_Goal of the exercise:_ Can you write out all the lines word for word, with no pictures?

_Collected data:_
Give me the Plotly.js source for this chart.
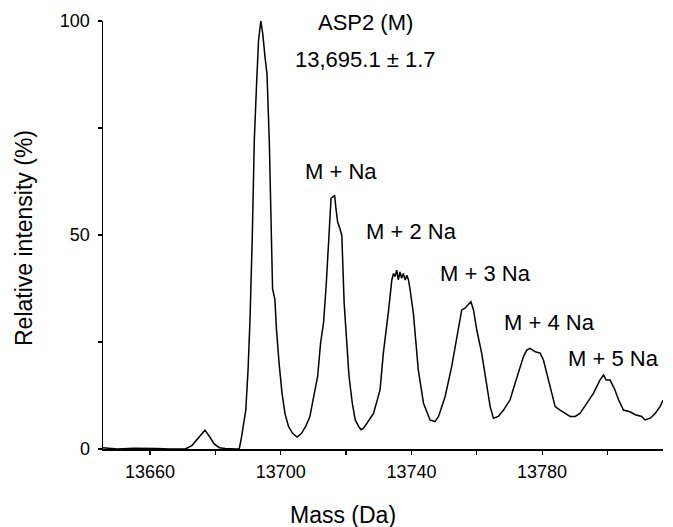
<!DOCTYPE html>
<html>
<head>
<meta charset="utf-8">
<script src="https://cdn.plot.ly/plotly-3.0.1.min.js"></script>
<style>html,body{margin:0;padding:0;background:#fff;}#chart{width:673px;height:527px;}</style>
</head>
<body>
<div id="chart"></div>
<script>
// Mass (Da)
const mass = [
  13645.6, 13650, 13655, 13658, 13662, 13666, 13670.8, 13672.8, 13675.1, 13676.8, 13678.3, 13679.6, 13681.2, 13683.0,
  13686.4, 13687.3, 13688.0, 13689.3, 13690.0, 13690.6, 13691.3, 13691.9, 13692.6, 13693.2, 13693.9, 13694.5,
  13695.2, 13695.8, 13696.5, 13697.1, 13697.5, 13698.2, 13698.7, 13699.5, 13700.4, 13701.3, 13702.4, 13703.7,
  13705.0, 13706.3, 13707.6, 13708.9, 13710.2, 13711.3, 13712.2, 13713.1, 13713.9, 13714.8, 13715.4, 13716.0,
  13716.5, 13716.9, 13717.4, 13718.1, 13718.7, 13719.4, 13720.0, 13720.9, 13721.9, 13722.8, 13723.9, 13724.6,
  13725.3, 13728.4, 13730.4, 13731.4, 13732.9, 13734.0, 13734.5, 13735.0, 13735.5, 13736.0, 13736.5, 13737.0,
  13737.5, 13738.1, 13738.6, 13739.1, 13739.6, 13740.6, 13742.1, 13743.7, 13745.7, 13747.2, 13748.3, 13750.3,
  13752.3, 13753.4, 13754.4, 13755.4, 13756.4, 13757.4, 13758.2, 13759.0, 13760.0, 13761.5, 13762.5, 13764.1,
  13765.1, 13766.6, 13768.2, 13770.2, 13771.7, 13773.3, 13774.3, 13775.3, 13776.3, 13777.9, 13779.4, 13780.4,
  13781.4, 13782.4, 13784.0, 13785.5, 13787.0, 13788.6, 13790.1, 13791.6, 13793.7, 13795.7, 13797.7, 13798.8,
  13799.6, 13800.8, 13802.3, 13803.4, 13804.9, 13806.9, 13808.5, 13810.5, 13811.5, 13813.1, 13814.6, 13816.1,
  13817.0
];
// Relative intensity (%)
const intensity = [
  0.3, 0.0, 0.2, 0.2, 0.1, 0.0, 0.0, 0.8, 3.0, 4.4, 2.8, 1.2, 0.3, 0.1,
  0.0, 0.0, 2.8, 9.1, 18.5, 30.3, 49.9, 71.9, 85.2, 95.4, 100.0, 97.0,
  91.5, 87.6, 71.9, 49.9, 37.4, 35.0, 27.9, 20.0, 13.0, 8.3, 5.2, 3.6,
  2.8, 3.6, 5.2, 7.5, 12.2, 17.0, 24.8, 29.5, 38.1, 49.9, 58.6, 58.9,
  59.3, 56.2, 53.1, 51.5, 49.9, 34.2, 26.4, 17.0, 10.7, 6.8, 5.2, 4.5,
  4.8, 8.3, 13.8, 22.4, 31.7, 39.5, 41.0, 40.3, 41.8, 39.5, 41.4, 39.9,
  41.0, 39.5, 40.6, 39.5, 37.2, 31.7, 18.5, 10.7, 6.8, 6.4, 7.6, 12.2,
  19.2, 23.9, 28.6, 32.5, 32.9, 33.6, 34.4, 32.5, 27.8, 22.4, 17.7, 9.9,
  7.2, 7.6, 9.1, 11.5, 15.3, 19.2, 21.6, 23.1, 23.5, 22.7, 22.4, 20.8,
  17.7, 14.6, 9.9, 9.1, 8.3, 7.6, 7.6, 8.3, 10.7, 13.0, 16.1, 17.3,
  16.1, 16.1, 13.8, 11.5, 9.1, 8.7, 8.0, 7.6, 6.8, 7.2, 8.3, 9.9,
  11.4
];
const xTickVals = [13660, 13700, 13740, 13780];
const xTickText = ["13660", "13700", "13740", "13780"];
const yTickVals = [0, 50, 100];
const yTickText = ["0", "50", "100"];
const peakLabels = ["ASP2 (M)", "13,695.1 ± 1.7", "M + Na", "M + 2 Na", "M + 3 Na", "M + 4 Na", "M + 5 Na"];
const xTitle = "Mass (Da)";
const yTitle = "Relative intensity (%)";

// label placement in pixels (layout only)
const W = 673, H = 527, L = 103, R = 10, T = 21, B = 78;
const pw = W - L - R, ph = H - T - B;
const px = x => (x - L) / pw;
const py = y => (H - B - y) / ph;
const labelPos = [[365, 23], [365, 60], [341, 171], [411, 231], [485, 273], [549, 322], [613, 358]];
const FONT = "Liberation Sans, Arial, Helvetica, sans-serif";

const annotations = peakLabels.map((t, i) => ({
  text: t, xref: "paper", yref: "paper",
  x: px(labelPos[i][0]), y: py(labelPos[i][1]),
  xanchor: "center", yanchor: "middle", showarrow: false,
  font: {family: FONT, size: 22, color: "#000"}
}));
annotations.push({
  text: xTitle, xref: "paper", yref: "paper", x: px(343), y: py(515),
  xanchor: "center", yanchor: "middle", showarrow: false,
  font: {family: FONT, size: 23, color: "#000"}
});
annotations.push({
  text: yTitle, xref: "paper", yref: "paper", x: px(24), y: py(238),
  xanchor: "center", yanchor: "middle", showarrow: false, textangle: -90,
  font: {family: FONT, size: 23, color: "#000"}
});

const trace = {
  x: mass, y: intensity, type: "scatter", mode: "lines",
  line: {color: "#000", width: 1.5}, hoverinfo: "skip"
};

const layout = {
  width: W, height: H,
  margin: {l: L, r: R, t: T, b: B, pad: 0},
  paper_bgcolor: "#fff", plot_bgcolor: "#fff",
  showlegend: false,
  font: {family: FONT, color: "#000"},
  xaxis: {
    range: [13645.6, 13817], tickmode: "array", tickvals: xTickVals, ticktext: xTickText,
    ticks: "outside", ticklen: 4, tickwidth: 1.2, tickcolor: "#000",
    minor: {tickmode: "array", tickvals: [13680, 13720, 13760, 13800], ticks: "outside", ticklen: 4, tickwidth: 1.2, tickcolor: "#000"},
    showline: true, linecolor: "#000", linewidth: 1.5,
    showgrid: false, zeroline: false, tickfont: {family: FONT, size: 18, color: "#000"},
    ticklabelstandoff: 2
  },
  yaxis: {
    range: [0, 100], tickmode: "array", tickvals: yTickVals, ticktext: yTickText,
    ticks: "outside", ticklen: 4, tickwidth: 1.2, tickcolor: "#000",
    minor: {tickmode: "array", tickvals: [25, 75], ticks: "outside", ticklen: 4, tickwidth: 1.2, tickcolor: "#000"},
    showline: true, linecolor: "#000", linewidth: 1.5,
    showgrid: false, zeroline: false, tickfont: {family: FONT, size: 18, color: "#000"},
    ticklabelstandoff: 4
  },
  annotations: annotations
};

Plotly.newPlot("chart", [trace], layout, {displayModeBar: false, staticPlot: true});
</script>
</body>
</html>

_Solution for this exercise:_
Give me the Plotly.js source for this chart.
<!DOCTYPE html>
<html>
<head>
<meta charset="utf-8">
<script src="https://cdn.plot.ly/plotly-3.0.1.min.js"></script>
<style>html,body{margin:0;padding:0;background:#fff;}#chart{width:673px;height:527px;}</style>
</head>
<body>
<div id="chart"></div>
<script>
// Mass (Da)
const mass = [
  13645.6, 13650, 13655, 13658, 13662, 13666, 13670.8, 13672.8, 13675.1, 13676.8, 13678.3, 13679.6, 13681.2, 13683.0,
  13686.4, 13687.3, 13688.0, 13689.3, 13690.0, 13690.6, 13691.3, 13691.9, 13692.6, 13693.2, 13693.9, 13694.5,
  13695.2, 13695.8, 13696.5, 13697.1, 13697.5, 13698.2, 13698.7, 13699.5, 13700.4, 13701.3, 13702.4, 13703.7,
  13705.0, 13706.3, 13707.6, 13708.9, 13710.2, 13711.3, 13712.2, 13713.1, 13713.9, 13714.8, 13715.4, 13716.0,
  13716.5, 13716.9, 13717.4, 13718.1, 13718.7, 13719.4, 13720.0, 13720.9, 13721.9, 13722.8, 13723.9, 13724.6,
  13725.3, 13728.4, 13730.4, 13731.4, 13732.9, 13734.0, 13734.5, 13735.0, 13735.5, 13736.0, 13736.5, 13737.0,
  13737.5, 13738.1, 13738.6, 13739.1, 13739.6, 13740.6, 13742.1, 13743.7, 13745.7, 13747.2, 13748.3, 13750.3,
  13752.3, 13753.4, 13754.4, 13755.4, 13756.4, 13757.4, 13758.2, 13759.0, 13760.0, 13761.5, 13762.5, 13764.1,
  13765.1, 13766.6, 13768.2, 13770.2, 13771.7, 13773.3, 13774.3, 13775.3, 13776.3, 13777.9, 13779.4, 13780.4,
  13781.4, 13782.4, 13784.0, 13785.5, 13787.0, 13788.6, 13790.1, 13791.6, 13793.7, 13795.7, 13797.7, 13798.8,
  13799.6, 13800.8, 13802.3, 13803.4, 13804.9, 13806.9, 13808.5, 13810.5, 13811.5, 13813.1, 13814.6, 13816.1,
  13817.0
];
// Relative intensity (%)
const intensity = [
  0.3, 0.0, 0.2, 0.2, 0.1, 0.0, 0.0, 0.8, 3.0, 4.4, 2.8, 1.2, 0.3, 0.1,
  0.0, 0.0, 2.8, 9.1, 18.5, 30.3, 49.9, 71.9, 85.2, 95.4, 100.0, 97.0,
  91.5, 87.6, 71.9, 49.9, 37.4, 35.0, 27.9, 20.0, 13.0, 8.3, 5.2, 3.6,
  2.8, 3.6, 5.2, 7.5, 12.2, 17.0, 24.8, 29.5, 38.1, 49.9, 58.6, 58.9,
  59.3, 56.2, 53.1, 51.5, 49.9, 34.2, 26.4, 17.0, 10.7, 6.8, 5.2, 4.5,
  4.8, 8.3, 13.8, 22.4, 31.7, 39.5, 41.0, 40.3, 41.8, 39.5, 41.4, 39.9,
  41.0, 39.5, 40.6, 39.5, 37.2, 31.7, 18.5, 10.7, 6.8, 6.4, 7.6, 12.2,
  19.2, 23.9, 28.6, 32.5, 32.9, 33.6, 34.4, 32.5, 27.8, 22.4, 17.7, 9.9,
  7.2, 7.6, 9.1, 11.5, 15.3, 19.2, 21.6, 23.1, 23.5, 22.7, 22.4, 20.8,
  17.7, 14.6, 9.9, 9.1, 8.3, 7.6, 7.6, 8.3, 10.7, 13.0, 16.1, 17.3,
  16.1, 16.1, 13.8, 11.5, 9.1, 8.7, 8.0, 7.6, 6.8, 7.2, 8.3, 9.9,
  11.4
];
const xTickVals = [13660, 13700, 13740, 13780];
const xTickText = ["13660", "13700", "13740", "13780"];
const yTickVals = [0, 50, 100];
const yTickText = ["0", "50", "100"];
const peakLabels = ["ASP2 (M)", "13,695.1 ± 1.7", "M + Na", "M + 2 Na", "M + 3 Na", "M + 4 Na", "M + 5 Na"];
const xTitle = "Mass (Da)";
const yTitle = "Relative intensity (%)";

// label placement in pixels (layout only)
const W = 673, H = 527, L = 103, R = 10, T = 21, B = 78;
const pw = W - L - R, ph = H - T - B;
const px = x => (x - L) / pw;
const py = y => (H - B - y) / ph;
const labelPos = [[365, 23], [365, 60], [341, 171], [411, 231], [485, 273], [549, 322], [613, 358]];
const FONT = "Liberation Sans, Arial, Helvetica, sans-serif";

const annotations = peakLabels.map((t, i) => ({
  text: t, xref: "paper", yref: "paper",
  x: px(labelPos[i][0]), y: py(labelPos[i][1]),
  xanchor: "center", yanchor: "middle", showarrow: false,
  font: {family: FONT, size: 22, color: "#000"}
}));
annotations.push({
  text: xTitle, xref: "paper", yref: "paper", x: px(343), y: py(515),
  xanchor: "center", yanchor: "middle", showarrow: false,
  font: {family: FONT, size: 23, color: "#000"}
});
annotations.push({
  text: yTitle, xref: "paper", yref: "paper", x: px(24), y: py(238),
  xanchor: "center", yanchor: "middle", showarrow: false, textangle: -90,
  font: {family: FONT, size: 23, color: "#000"}
});

const trace = {
  x: mass, y: intensity, type: "scatter", mode: "lines",
  line: {color: "#000", width: 1.5}, hoverinfo: "skip"
};

const layout = {
  width: W, height: H,
  margin: {l: L, r: R, t: T, b: B, pad: 0},
  paper_bgcolor: "#fff", plot_bgcolor: "#fff",
  showlegend: false,
  font: {family: FONT, color: "#000"},
  xaxis: {
    range: [13645.6, 13817], tickmode: "array", tickvals: xTickVals, ticktext: xTickText,
    ticks: "outside", ticklen: 4, tickwidth: 1.2, tickcolor: "#000",
    minor: {tickmode: "array", tickvals: [13680, 13720, 13760, 13800], ticks: "outside", ticklen: 4, tickwidth: 1.2, tickcolor: "#000"},
    showline: true, linecolor: "#000", linewidth: 1.5,
    showgrid: false, zeroline: false, tickfont: {family: FONT, size: 18, color: "#000"},
    ticklabelstandoff: 2
  },
  yaxis: {
    range: [0, 100], tickmode: "array", tickvals: yTickVals, ticktext: yTickText,
    ticks: "outside", ticklen: 4, tickwidth: 1.2, tickcolor: "#000",
    minor: {tickmode: "array", tickvals: [25, 75], ticks: "outside", ticklen: 4, tickwidth: 1.2, tickcolor: "#000"},
    showline: true, linecolor: "#000", linewidth: 1.5,
    showgrid: false, zeroline: false, tickfont: {family: FONT, size: 18, color: "#000"},
    ticklabelstandoff: 4
  },
  annotations: annotations
};

Plotly.newPlot("chart", [trace], layout, {displayModeBar: false, staticPlot: true});
</script>
</body>
</html>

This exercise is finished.